Taking a cue from head coach Mark Osiecki, most players questioned said they haven't looked too closely at the standings. What they do know, however, is much is at stake.
"I don't know exactly what place we're in, but obviously we have to win this weekend to move up," co-captain Sean Duddy said. "We can only control what we can do this weekend, but I've heard we can put ourselves in a good position if we play well this weekend."
Osiecki said, in keeping with his message all year, that he wouldn't bring up the standings with his team.
"I think that's always going to be our approach, to try not to put as much pressure on them," he said. "That's all it does, so (we're) just really worried about ourselves. For the most part our players have done a great job with that. They've worried about themselves, and I think all we have to do is look at how we've played here as late. It's been good to see.
The Buckeyes are 2-6-1 in their last nine games, but Osiecki has constantly said during much of that span that the team has been playing well, especially when it comes to playing their disciplined style and preventing goals. The problem has come on offense, where the team is averaging 1.0 goals per game in the losses and tie.
The good news in that realm is that OSU exploded for five tallies in its last game Saturday night, a 5-2 win against LSSU in which the team had its backs against the wall.
"I felt like last weekend was playoff mode in our minds," Severyn said. "In our minds and in our coaches' minds, we have the team in the locker room to get the job done. Hopefully if we win both games this weekend, we can get that first-round bye. It's still an opportunity for us."
For inspiration, Osiecki doesn't have to look very far. A Green Bay Packers fan, Osiecki watched his NFL team survive must-win contests at the end of the regular season before rampaging through the playoffs on the way to a Super Bowl victory earlier this month.
"That's our mentality," Osiecki said. "It's kind of like the Green Bay Packers – get in, get to that playoff mentality and frame of mind right away and let's keep on moving forward."
All About The D
Ohio State sits 13th in Division I with only 2.42 goals allowed per game, a figure that has dropped to 2.0 in the last six contests.

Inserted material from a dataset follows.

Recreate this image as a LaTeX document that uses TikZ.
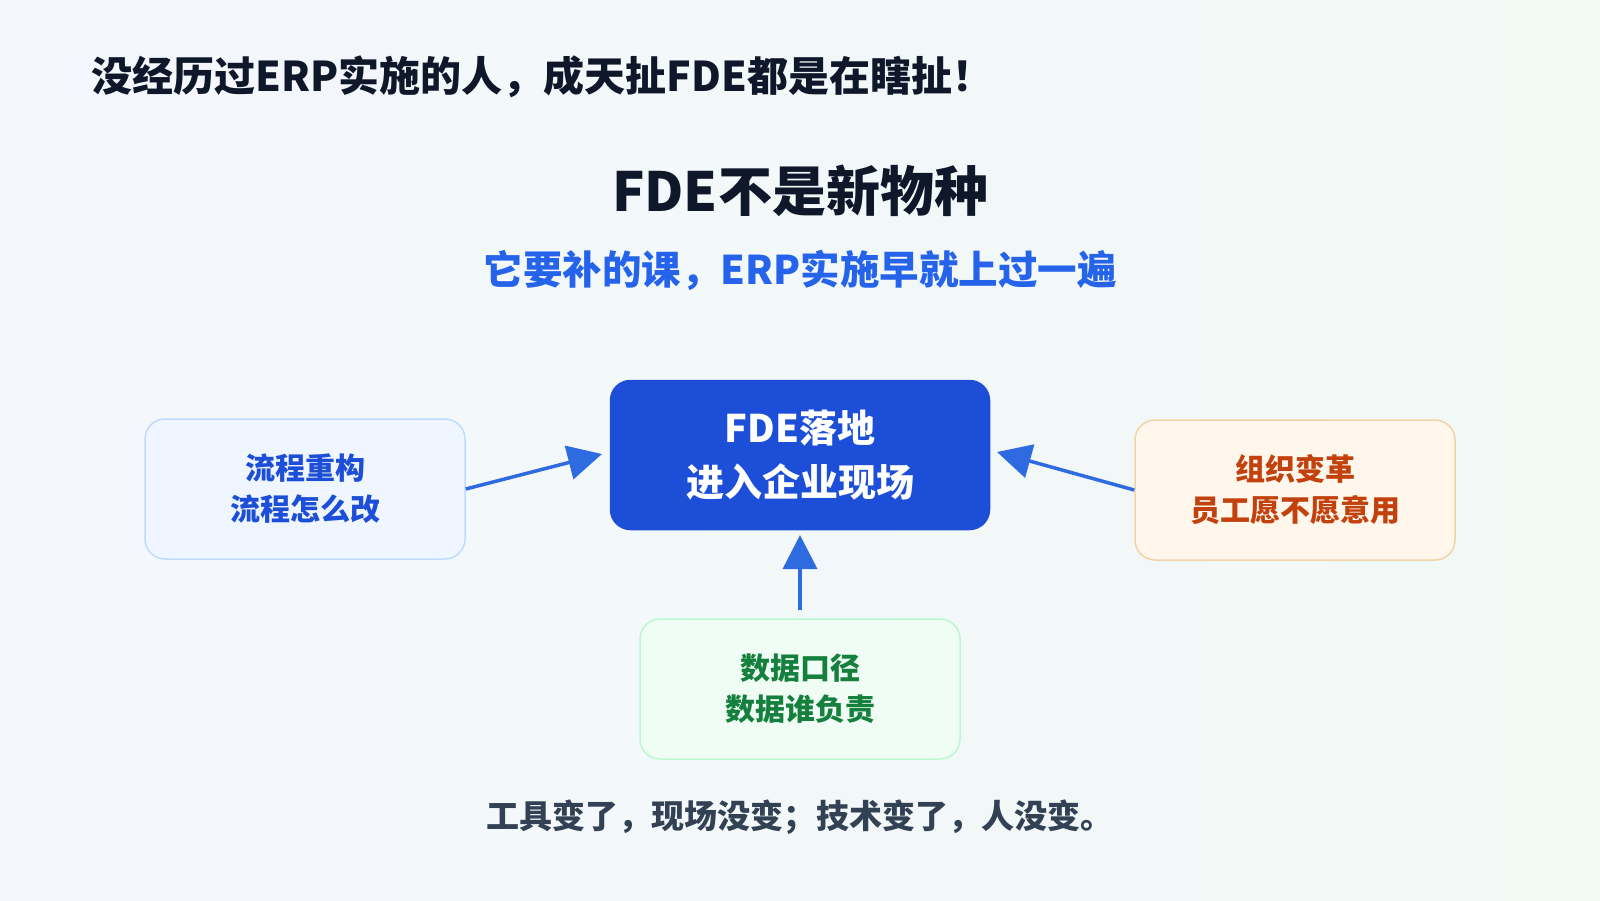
\documentclass[tikz,border=0pt]{standalone}
\usepackage{fontspec}
\setmainfont{Noto Sans CJK SC}
\usetikzlibrary{arrows.meta}
\definecolor{bgA}{HTML}{F4F7FD}
\definecolor{bgB}{HTML}{F1F9F5}
\definecolor{cblue}{HTML}{1D4ED8}
\definecolor{sub}{HTML}{2563EB}
\definecolor{arr}{HTML}{2F6BE0}
\definecolor{dark}{HTML}{0F172A}
\definecolor{foot}{HTML}{334155}
\definecolor{lfill}{HTML}{EFF6FF}
\definecolor{ldraw}{HTML}{BFDBFE}
\definecolor{ltext}{HTML}{1D4ED8}
\definecolor{rfill}{HTML}{FFF6EC}
\definecolor{rdraw}{HTML}{F3D2A6}
\definecolor{rtext}{HTML}{C2410C}
\definecolor{bfill}{HTML}{F0FDF4}
\definecolor{bdraw}{HTML}{BBF7D0}
\definecolor{btext}{HTML}{15803D}
\tikzset{
 box/.style={rounded corners=20pt, line width=1.5pt, minimum width=320pt, minimum height=140pt, align=center, font=\fontsize{30}{41}\selectfont\bfseries},
 conn/.style={arr, line width=3.5pt, -{Triangle[length=34pt,width=34pt]}},
}
\begin{document}
\begin{tikzpicture}[x=1pt,y=-1pt]
\shade[left color=bgA, right color=bgB] (0,0) rectangle (1600,900);
\useasboundingbox (0,0) rectangle (1600,900);
\node[anchor=west, text=dark, font=\fontsize{41}{48}\selectfont\bfseries] (t) at (88,77) {没经历过ERP实施的人，成天扯FDE都是在瞎扯！};
\node[text=dark, font=\fontsize{54}{64}\selectfont\bfseries] (h) at (800,191) {FDE不是新物种};
\node[text=sub, font=\fontsize{39.5}{46}\selectfont\bfseries] (s) at (800,270) {它要补的课，ERP实施早就上过一遍};
\node[box, fill=cblue, draw=cblue, text=white, minimum width=379pt, minimum height=149pt, font=\fontsize{38}{54}\selectfont\bfseries] (C) at (800,455) {FDE落地\\进入企业现场};
\node[box, fill=lfill, draw=ldraw, text=ltext] (L) at (305,489) {流程重构\\流程怎么改};
\node[box, fill=rfill, draw=rdraw, text=rtext] (R) at (1295,490) {组织变革\\员工愿不愿意用};
\node[box, fill=bfill, draw=bdraw, text=btext] (B) at (800,689) {数据口径\\数据谁负责};
\node[text=foot, font=\fontsize{33}{40}\selectfont\bfseries] (f) at (800,817) {工具变了，现场没变；技术变了，人没变。};
\coordinate (le) at (602,454);
\coordinate (re) at (997,452);
\coordinate (be) at (800,535);
\coordinate (bs) at (800,610);
\draw[conn] (L.east) -- (le);
\draw[conn] (R.west) -- (re);
\draw[conn] (bs) -- (be);
\end{tikzpicture}
\end{document}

Much of the credit for that has gone to junior goaltender Cal Heeter – who leads the nation in minutes played and is third in saves – but the success has stemmed from much more than just one guy.

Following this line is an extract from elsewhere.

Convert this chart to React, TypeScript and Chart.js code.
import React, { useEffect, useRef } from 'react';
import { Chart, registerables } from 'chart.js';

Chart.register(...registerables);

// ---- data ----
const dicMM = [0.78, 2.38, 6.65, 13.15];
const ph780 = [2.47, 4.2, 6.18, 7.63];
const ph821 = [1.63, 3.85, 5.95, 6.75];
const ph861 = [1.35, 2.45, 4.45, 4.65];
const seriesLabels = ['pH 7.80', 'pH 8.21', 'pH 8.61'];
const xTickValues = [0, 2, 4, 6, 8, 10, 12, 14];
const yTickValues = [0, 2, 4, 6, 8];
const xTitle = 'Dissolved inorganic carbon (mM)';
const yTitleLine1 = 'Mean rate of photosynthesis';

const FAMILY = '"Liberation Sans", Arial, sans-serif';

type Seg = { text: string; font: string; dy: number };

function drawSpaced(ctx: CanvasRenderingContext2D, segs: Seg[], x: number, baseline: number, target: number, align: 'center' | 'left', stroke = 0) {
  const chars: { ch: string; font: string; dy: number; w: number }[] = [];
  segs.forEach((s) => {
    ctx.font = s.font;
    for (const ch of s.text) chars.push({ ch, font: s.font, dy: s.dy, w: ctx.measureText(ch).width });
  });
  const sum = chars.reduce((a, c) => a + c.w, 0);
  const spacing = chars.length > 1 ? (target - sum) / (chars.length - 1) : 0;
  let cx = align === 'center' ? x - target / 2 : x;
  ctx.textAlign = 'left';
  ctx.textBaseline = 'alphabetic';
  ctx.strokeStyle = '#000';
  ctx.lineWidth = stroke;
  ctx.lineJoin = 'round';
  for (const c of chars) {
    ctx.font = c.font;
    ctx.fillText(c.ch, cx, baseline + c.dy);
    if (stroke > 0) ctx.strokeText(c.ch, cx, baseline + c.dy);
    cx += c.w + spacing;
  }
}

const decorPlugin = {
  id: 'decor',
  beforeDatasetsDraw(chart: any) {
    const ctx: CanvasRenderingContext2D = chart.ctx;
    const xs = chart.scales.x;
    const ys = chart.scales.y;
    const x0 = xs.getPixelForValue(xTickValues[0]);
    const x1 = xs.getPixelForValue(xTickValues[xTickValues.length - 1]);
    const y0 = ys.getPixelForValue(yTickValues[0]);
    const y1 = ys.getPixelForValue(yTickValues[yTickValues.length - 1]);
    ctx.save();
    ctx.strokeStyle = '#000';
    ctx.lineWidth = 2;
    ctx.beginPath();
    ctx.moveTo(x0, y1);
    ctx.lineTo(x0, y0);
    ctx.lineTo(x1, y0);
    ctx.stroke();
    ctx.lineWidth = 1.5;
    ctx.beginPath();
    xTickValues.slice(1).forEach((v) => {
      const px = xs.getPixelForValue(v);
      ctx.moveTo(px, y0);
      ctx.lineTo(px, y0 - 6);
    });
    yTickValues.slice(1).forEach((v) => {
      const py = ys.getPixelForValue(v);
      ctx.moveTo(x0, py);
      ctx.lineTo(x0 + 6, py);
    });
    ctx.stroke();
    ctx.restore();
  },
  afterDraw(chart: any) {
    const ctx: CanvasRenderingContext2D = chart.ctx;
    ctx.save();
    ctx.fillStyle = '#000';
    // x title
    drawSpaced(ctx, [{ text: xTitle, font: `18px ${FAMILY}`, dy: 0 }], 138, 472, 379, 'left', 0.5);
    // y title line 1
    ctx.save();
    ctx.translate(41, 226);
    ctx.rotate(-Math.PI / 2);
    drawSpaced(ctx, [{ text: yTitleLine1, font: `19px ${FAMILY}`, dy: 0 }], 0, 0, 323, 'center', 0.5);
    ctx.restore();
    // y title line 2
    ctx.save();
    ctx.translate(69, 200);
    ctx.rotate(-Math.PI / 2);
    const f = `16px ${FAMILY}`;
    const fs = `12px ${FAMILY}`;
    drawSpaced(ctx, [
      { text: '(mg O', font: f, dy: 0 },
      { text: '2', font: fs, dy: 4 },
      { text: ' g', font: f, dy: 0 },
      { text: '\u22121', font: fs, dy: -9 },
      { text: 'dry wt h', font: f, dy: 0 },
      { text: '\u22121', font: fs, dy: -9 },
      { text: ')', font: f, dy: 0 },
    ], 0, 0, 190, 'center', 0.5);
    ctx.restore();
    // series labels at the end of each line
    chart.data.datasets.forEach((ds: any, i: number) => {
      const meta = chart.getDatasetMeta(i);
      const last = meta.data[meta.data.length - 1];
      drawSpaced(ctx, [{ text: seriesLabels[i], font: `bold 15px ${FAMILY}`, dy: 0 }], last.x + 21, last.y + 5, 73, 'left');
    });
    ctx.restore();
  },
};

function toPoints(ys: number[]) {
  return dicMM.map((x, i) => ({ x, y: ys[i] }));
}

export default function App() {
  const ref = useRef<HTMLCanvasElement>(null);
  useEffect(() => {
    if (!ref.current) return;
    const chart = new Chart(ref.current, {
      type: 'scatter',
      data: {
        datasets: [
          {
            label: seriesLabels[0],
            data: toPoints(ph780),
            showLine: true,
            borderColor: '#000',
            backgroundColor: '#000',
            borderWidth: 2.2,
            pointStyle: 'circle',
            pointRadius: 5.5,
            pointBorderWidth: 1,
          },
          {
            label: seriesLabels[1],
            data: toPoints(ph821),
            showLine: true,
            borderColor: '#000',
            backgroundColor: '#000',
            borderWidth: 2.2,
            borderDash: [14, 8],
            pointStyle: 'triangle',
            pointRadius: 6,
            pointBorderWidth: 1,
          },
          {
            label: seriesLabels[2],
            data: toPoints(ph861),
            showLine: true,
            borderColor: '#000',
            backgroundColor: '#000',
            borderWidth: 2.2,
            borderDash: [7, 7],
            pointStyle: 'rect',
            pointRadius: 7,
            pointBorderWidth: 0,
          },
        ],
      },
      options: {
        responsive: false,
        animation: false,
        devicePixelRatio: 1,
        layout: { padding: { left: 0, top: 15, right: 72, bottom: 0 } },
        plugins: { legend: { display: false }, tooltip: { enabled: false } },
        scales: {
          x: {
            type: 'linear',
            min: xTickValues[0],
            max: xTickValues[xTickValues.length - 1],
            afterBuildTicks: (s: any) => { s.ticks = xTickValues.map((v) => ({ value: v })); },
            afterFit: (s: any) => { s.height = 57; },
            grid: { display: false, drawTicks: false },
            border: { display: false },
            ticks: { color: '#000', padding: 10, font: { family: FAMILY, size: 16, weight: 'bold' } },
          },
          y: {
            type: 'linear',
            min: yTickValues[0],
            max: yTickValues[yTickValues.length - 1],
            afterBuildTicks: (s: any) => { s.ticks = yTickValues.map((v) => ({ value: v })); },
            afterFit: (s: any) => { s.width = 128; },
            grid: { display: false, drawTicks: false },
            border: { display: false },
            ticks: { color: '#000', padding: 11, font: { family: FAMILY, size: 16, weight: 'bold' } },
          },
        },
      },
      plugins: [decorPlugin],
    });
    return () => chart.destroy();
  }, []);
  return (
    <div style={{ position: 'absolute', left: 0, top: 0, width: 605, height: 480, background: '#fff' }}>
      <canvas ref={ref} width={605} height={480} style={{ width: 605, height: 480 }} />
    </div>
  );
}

"It's a collective effort," Osiecki said. "It starts with Cal first, and our defensemen have been playing well. Our forwards are doing a good job helping both out. I think it's a true collective effort."
The Buckeyes have allowed more than two goals in a game only once in the past six, a 3-2 loss to Michigan on Feb. 11. In addition, OSU has allowed more than 30 shots only once, during a 2-1 loss to Michigan a night later.
Limiting the shots on Heeter – especially when it comes to rebound opportunities – has been one reason for the Buckeyes' success.
"As a team I think we've done a really good job of blocking shots lately," Duddy said. "As defensemen, we can't let guys get in front of the net, behind us, loose around Cal. They can't get rebound goals. We have to limit those chances. Overall, I think we're doing a good job of blocking shots and back-checking by the forwards and limiting teams on their chances."
Duddy also pointed out that the team is at its best when it brings the lumber and hits people, with Osiecki having set a target of hits he wants to see the team reach in each game.
That wasn't much of a problem against Lake Superior State. Kyle Reed laid out two players in the opening game, and OSU got back into the finale after two early goals when it upped its physical play.
Though Reed missed a chance at an overtime winner in the opening game to remain scoreless during his senior season, his continued commitment to the other facets of the game was on display in his physical impact and commitment to defense.
"I had a chance there in overtime I wanted to bury," he said. "It would have been good to get it in there, but you can't let that discourage you too bad. There's another part of the game you can contribute to and make yourself noticeable out there. That's exactly what it ties into."